Zhi Zhang 1 2Johnathon R DiVittorio 1Alexia M Joseph 1Stephanie M Correa 1 2

Endocrinology. 2021 May 3;bqab087. doi: 10.1210/endocr/bqab087. 

Abstract

Declining and variable levels of estrogens around the time of menopause are associated with a suite of metabolic, vascular, and neuroendocrine changes. The archetypal adverse effects of peri-menopause are vasomotor symptoms, which include hot flashes and night sweats. Although vasomotor symptoms are routinely treated with hormone therapy, the risks associated with these treatments encourage us to seek alternative treatment avenues. Understanding the mechanisms underlying the effects of estrogens on temperature regulation is a first step toward identifying novel therapeutic targets. Here we outline findings in rodents that reveal neural and molecular targets of estrogens within brain regions that control distinct components of temperature homeostasis. These insights suggest that estrogens may alter the function of multiple specialized neural circuits to coordinate the suite of changes after menopause. Thus, defining the precise cells and neural circuits that mediate the effects of estrogens on temperature has promise to identify strategies that would selectively counteract hot flashes or other negative side effects without the health risks that accompany systemic hormone therapies.

Conclusion

Several estrogen-sensitive regions have been revealed as candidates for mediating the effects of estrogens on body temperature, but evidence suggests these areas work synergistically, antagonistically, and/or in parallel to modulate whole-body thermoregulation. Whereas estrogens affect body temperature by modulating both heat production and dissipation, many of these effects are mediated specifically or simultaneously via different estrogen-sensitive regions (13). We recommend a systems-level, circuit-based approach to dissect the distinct thermal effectors modulated by estrogens. Further, it is important to note that other hormones, such as leptin, insulin, and thyroid hormone, potently affect metabolism and thermoregulation through these estrogen-sensitive sites. Thus, it is of interest to decipher the potential interactions of estrogens and these hormones and their coordinated effects on temperature and energy balance. Future studies taking a circuit-based approach should also pay heed to connections and crosstalk between the thermoregulation and energy homeostasis systems, particularly as they both exhibit circuit-level modulation by estrogens.

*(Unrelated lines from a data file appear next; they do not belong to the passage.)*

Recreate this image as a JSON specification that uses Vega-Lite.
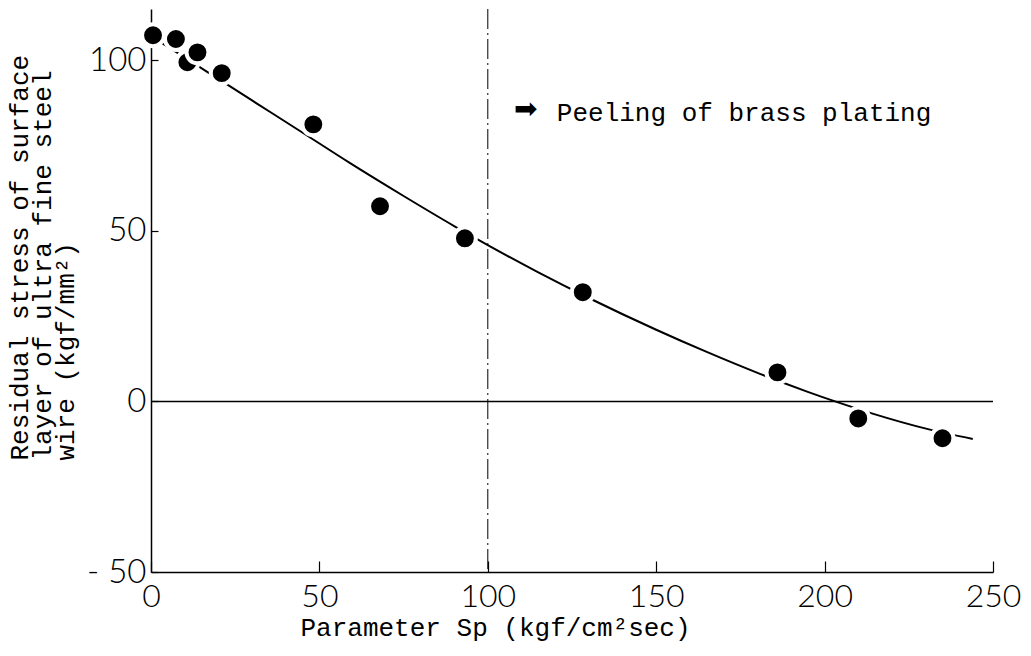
{
  "$schema": "https://vega.github.io/schema/vega-lite/v6.json",
  "width": 842,
  "height": 563,
  "autosize": {"type": "none"},
  "padding": {"left": 151, "top": 9, "right": 38, "bottom": 84},
  "background": "white",
  "config": {
    "view": {"stroke": null},
    "axis": {"grid": false, "domainColor": "black", "tickColor": "black", "domainWidth": 1.5, "tickWidth": 1.2}
  },
  "datasets": {
    "points": [
      {"sp": 0.6, "stress": 107.3},
      {"sp": 7.4, "stress": 106.2},
      {"sp": 10.8, "stress": 99.4},
      {"sp": 13.8, "stress": 102.3},
      {"sp": 21.0, "stress": 96.2},
      {"sp": 48.2, "stress": 81.2},
      {"sp": 68.0, "stress": 57.2},
      {"sp": 93.2, "stress": 47.8},
      {"sp": 128.2, "stress": 32.0},
      {"sp": 186.0, "stress": 8.5},
      {"sp": 210.0, "stress": -5.0},
      {"sp": 235.0, "stress": -10.8}
    ],
    "curve": [
      {"sp": 0, "stress": 107.0},
      {"sp": 10, "stress": 100.8},
      {"sp": 20, "stress": 94.5},
      {"sp": 30, "stress": 88.2},
      {"sp": 44, "stress": 79.4},
      {"sp": 59, "stress": 69.9},
      {"sp": 75, "stress": 60.2},
      {"sp": 90, "stress": 51.4},
      {"sp": 100, "stress": 45.8},
      {"sp": 115, "stress": 37.8},
      {"sp": 130, "stress": 30.3},
      {"sp": 150, "stress": 21.0},
      {"sp": 165, "stress": 14.5},
      {"sp": 181, "stress": 8.0},
      {"sp": 195, "stress": 2.8},
      {"sp": 204, "stress": -0.3},
      {"sp": 214, "stress": -3.5},
      {"sp": 231, "stress": -8.2},
      {"sp": 244, "stress": -11.0}
    ],
    "zeroline": [{"y": 0, "x1": 0, "x2": 250}],
    "peel": [{"x": 100}],
    "note": [{"sp": 120.5, "stress": 84.5, "label": "Peeling of brass plating"}],
    "arrow": [{"sp": 111.3, "stress": 85.5, "label": "➡"}]
  },
  "layer": [
    {
      "data": {"name": "zeroline"},
      "mark": {"type": "rule", "color": "black", "strokeWidth": 1.5},
      "encoding": {
        "x": {"field": "x1", "type": "quantitative", "scale": {"domain": [0, 250], "nice": false}},
        "x2": {"field": "x2"},
        "y": {"field": "y", "type": "quantitative", "scale": {"domain": [-50, 115], "nice": false, "zero": false}}
      }
    },
    {
      "data": {"name": "peel"},
      "mark": {"type": "rule", "color": "black", "strokeWidth": 1, "strokeDash": [20, 4, 2, 4]},
      "encoding": {
        "x": {"field": "x", "type": "quantitative"}
      }
    },
    {
      "data": {"name": "curve"},
      "mark": {"type": "line", "color": "black", "strokeWidth": 2, "interpolate": "monotone"},
      "encoding": {
        "x": {"field": "sp", "type": "quantitative"},
        "y": {"field": "stress", "type": "quantitative"}
      }
    },
    {
      "data": {"name": "points"},
      "mark": {"type": "circle", "color": "black", "opacity": 1, "size": 480, "stroke": "white", "strokeWidth": 4, "strokeOpacity": 1, "fill": "black", "fillOpacity": 1},
      "encoding": {
        "x": {
          "field": "sp", "type": "quantitative",
          "axis": {
            "title": "Parameter Sp (kgf/cm²sec)",
            "titleFont": "Liberation Mono", "titleFontSize": 26, "titleFontWeight": "normal", "titleColor": "black",
            "titleAlign": "left", "titleX": 149, "titleY": 63, "titleBaseline": "alphabetic",
            "values": [0, 50, 100, 150, 200, 250],
            "tickSize": -11, "labelPadding": 20,
            "labelFont": "Lato", "labelFontWeight": 300, "labelFontSize": 32, "labelColor": "black",
            "labelFlush": false, "labelOverlap": false
          }
        },
        "y": {
          "field": "stress", "type": "quantitative",
          "axis": {
            "title": ["Residual stress of surface", "layer of ultra fine steel", "wire (kgf/mm²)"],
            "titleFont": "Liberation Mono", "titleFontSize": 26, "titleFontWeight": "normal", "titleColor": "black",
            "titleAngle": 270, "titleAlign": "left", "titleBaseline": "top", "titleLineHeight": 23,
            "titleX": -145, "titleY": 451,
            "values": [-50, 0, 50, 100],
            "labelExpr": "datum.value < 0 ? '- ' + abs(datum.value) : datum.label",
            "tickSize": -7, "labelPadding": 12,
            "labelFont": "Lato", "labelFontWeight": 300, "labelFontSize": 33, "labelColor": "black",
            "labelFlush": false, "labelOverlap": false
          }
        }
      }
    },
    {
      "data": {"name": "note"},
      "mark": {"type": "text", "align": "left", "baseline": "middle", "font": "Liberation Mono", "fontSize": 26, "color": "black"},
      "encoding": {
        "x": {"field": "sp", "type": "quantitative"},
        "y": {"field": "stress", "type": "quantitative"},
        "text": {"field": "label"}
      }
    },
    {
      "data": {"name": "arrow"},
      "mark": {"type": "text", "align": "center", "baseline": "middle", "font": "DejaVu Sans", "fontSize": 28, "color": "black"},
      "encoding": {
        "x": {"field": "sp", "type": "quantitative"},
        "y": {"field": "stress", "type": "quantitative"},
        "text": {"field": "label"}
      }
    }
  ]
}
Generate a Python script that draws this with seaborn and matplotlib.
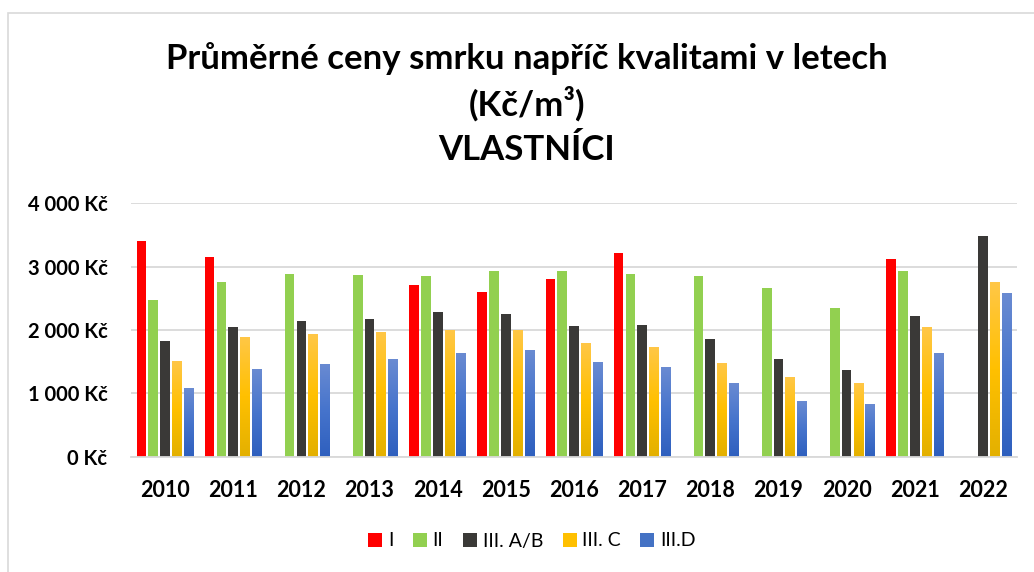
import numpy as np
import pandas as pd
import matplotlib
matplotlib.use("Agg")
import matplotlib.pyplot as plt
import seaborn as sns
from matplotlib.colors import LinearSegmentedColormap
from matplotlib.patches import Rectangle

years = ["2010", "2011", "2012", "2013", "2014", "2015", "2016",
         "2017", "2018", "2019", "2020", "2021", "2022"]
series_names = ["I", "II", "III. A/B", "III. C", "III.D"]
val_I = [3410, 3160, np.nan, np.nan, 2710, 2595, 2805, 3215, np.nan, np.nan, np.nan, 3115, np.nan]
val_II = [2470, 2765, 2885, 2865, 2855, 2935, 2925, 2885, 2855, 2660, 2345, 2925, np.nan]
val_AB = [1820, 2045, 2135, 2180, 2285, 2260, 2065, 2075, 1855, 1545, 1375, 2215, 3485]
val_C = [1510, 1895, 1940, 1970, 2000, 2000, 1795, 1735, 1480, 1260, 1165, 2045, 2760]
val_D = [1085, 1385, 1470, 1540, 1635, 1685, 1495, 1415, 1165, 880, 830, 1635, 2585]
y_ticks = [0, 1000, 2000, 3000, 4000]
y_tick_labels = ["0 Kč", "1 000 Kč", "2 000 Kč", "3 000 Kč", "4 000 Kč"]

colors = {"I": "#FF0000", "II": "#92D050", "III. A/B": "#3A3937",
          "III. C": "#FFC000", "III.D": "#4472C4"}

rows = []
for name, vals in zip(series_names, [val_I, val_II, val_AB, val_C, val_D]):
    for y, v in zip(years, vals):
        rows.append({"year": y, "series": name, "value": v})
df = pd.DataFrame(rows)

sns.set_theme(style="white")
FONT = ["Lato", "DejaVu Sans"]
plt.rcParams["font.family"] = FONT
plt.rcParams["text.color"] = "black"
plt.rcParams["xtick.color"] = "black"
plt.rcParams["ytick.color"] = "black"

fig = plt.figure(figsize=(10.34, 5.72), dpi=100)
ax = fig.add_axes([131 / 1034, 1 - 456.7 / 572, (1017 - 131) / 1034, (456.7 - 203.3) / 572])

sns.barplot(data=df, x="year", y="value", hue="series", hue_order=series_names,
            order=years, palette=colors, width=0.865, gap=0.18, ax=ax,
            legend=True, saturation=1.0, linewidth=0)

# gradient fills for III. C and III.D
grads = {
    "III. C": LinearSegmentedColormap.from_list("c", ["#E3B000", "#FFC000", "#FFC747"]),
    "III.D": LinearSegmentedColormap.from_list("d", ["#2E5FBE", "#4674CC", "#6A8BD2"]),
}
grad_img = np.linspace(0, 1, 256).reshape(-1, 1)
for cont, name in zip(ax.containers, series_names):
    if name in grads:
        for p in cont.patches:
            x0 = p.get_x(); w = p.get_width(); h = p.get_height()
            if not np.isfinite(h) or h <= 0:
                continue
            im = ax.imshow(grad_img, cmap=grads[name], origin="lower",
                           extent=[x0, x0 + w, 0, h], aspect="auto", zorder=p.get_zorder() + 0.1)
            im.set_clip_path(p)

ax.set_xlim(-0.5, 12.5)
ax.set_ylim(0, 4000)
ax.set_yticks(y_ticks)
ax.set_yticklabels(y_tick_labels, fontsize=14.5, fontweight="bold", family=FONT)
ax.set_xticks(range(len(years)))
ax.set_xticklabels(years, fontsize=15.5, fontweight="bold", family=FONT)
ax.tick_params(axis="both", length=0)
ax.tick_params(axis="y", pad=17)
ax.tick_params(axis="x", pad=17)
ax.set_xlabel("")
ax.set_ylabel("")
ax.grid(axis="y", color="#D9D9D9", linewidth=1.3)
ax.set_axisbelow(True)
for s in ["top", "right", "left"]:
    ax.spines[s].set_visible(False)
ax.spines["bottom"].set_color("#D9D9D9")
ax.spines["bottom"].set_linewidth(1.3)

leg = ax.legend(loc="center", bbox_to_anchor=(532 / 1034, 1 - 541 / 572),
                bbox_transform=fig.transFigure, ncol=5, frameon=False,
                fontsize=14, handlelength=0.72, handleheight=0.72,
                columnspacing=1.0, handletextpad=0.3)
for t in leg.get_texts():
    t.set_family(FONT)

title_kw = dict(ha="center", va="center", fontsize=25, fontweight="bold", family=FONT)
fig.text(527 / 1034, 1 - 59 / 572, "Průměrné ceny smrku napříč kvalitami v letech", **title_kw)
fig.text(527 / 1034, 1 - 104 / 572, "(Kč/m³)", **title_kw)
fig.text(527 / 1034, 1 - 150 / 572, "VLASTNÍCI", **title_kw)

fig.patches.append(Rectangle((8 / 1034, -0.05), 1.05, 1 - 13 / 572 + 0.05,
                             transform=fig.transFigure, fill=False,
                             edgecolor="#D9D9D9", linewidth=1.2))

fig.savefig("out.png", dpi=100)
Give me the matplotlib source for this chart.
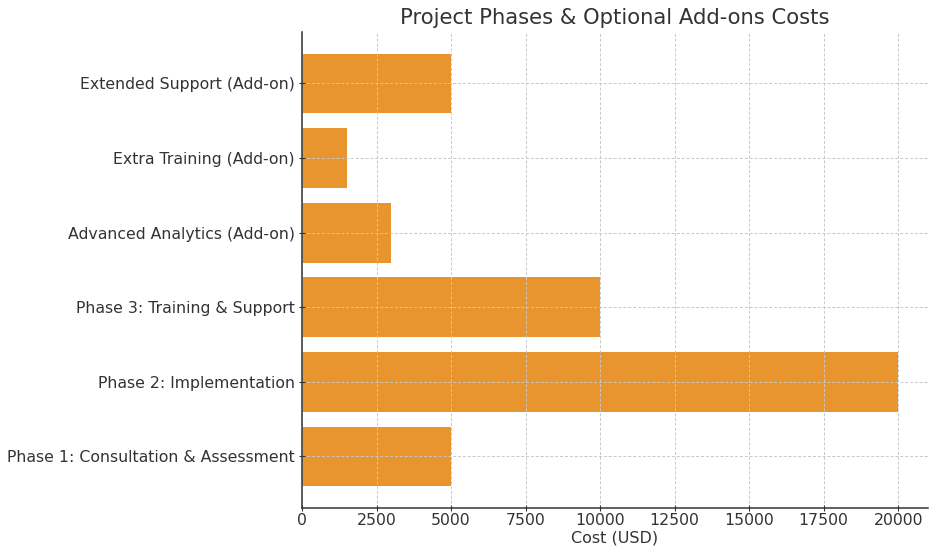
import matplotlib
matplotlib.use('Agg')
import matplotlib.pyplot as plt

# Data
categories = ['Phase 1: Consultation & Assessment', 'Phase 2: Implementation',
              'Phase 3: Training & Support', 'Advanced Analytics (Add-on)',
              'Extra Training (Add-on)', 'Extended Support (Add-on)']
costs = [5000, 20000, 10000, 3000, 1500, 5000]
xticks = [0, 2500, 5000, 7500, 10000, 12500, 15000, 17500, 20000]

text_color = '#333333'

fig = plt.figure(figsize=(9.37, 5.6), dpi=100)
ax = fig.add_axes([0.3223, 0.0929, 0.6681, 0.85])

ax.barh(categories, costs, color='#E8952F', height=0.8)
ax.set_xticks(xticks)
ax.set_xlim(0, 21000)

ax.grid(True, linestyle=(0, (3, 2)), color='#c8c8c8', linewidth=0.7)
ax.set_axisbelow(False)

ax.set_title('Project Phases & Optional Add-ons Costs', fontsize=15.2, color=text_color)
ax.set_xlabel('Cost (USD)', fontsize=11.5, color=text_color, labelpad=2)
ax.tick_params(axis='both', labelsize=11.3, colors=text_color, direction='inout', length=4)
ax.tick_params(axis='x', pad=1.5)
ax.tick_params(axis='y', pad=3)

for side in ['top', 'right']:
    ax.spines[side].set_visible(False)
for side in ['left', 'bottom']:
    ax.spines[side].set_color(text_color)
    ax.spines[side].set_linewidth(1.1)
    ax.spines[side].set_zorder(5)

fig.savefig('out.png', dpi=100)
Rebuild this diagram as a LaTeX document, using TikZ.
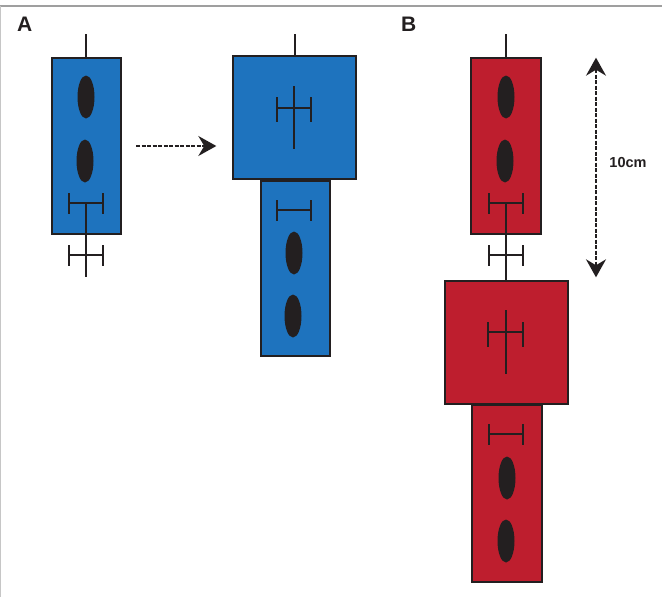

Given the widespread impact of menopausal hot flashes on quality of life, it has become imperative to try to better understand the neural circuits responsible for the physiological effects of estrogens on body temperature. A deeper understanding of the modular and circuit-level consequences of estrogens will help to identify new potential targets for the development of therapeutics that could mimic the thermoregulatory effects of estrogens and avoid the detrimental side effects of hormone therapy.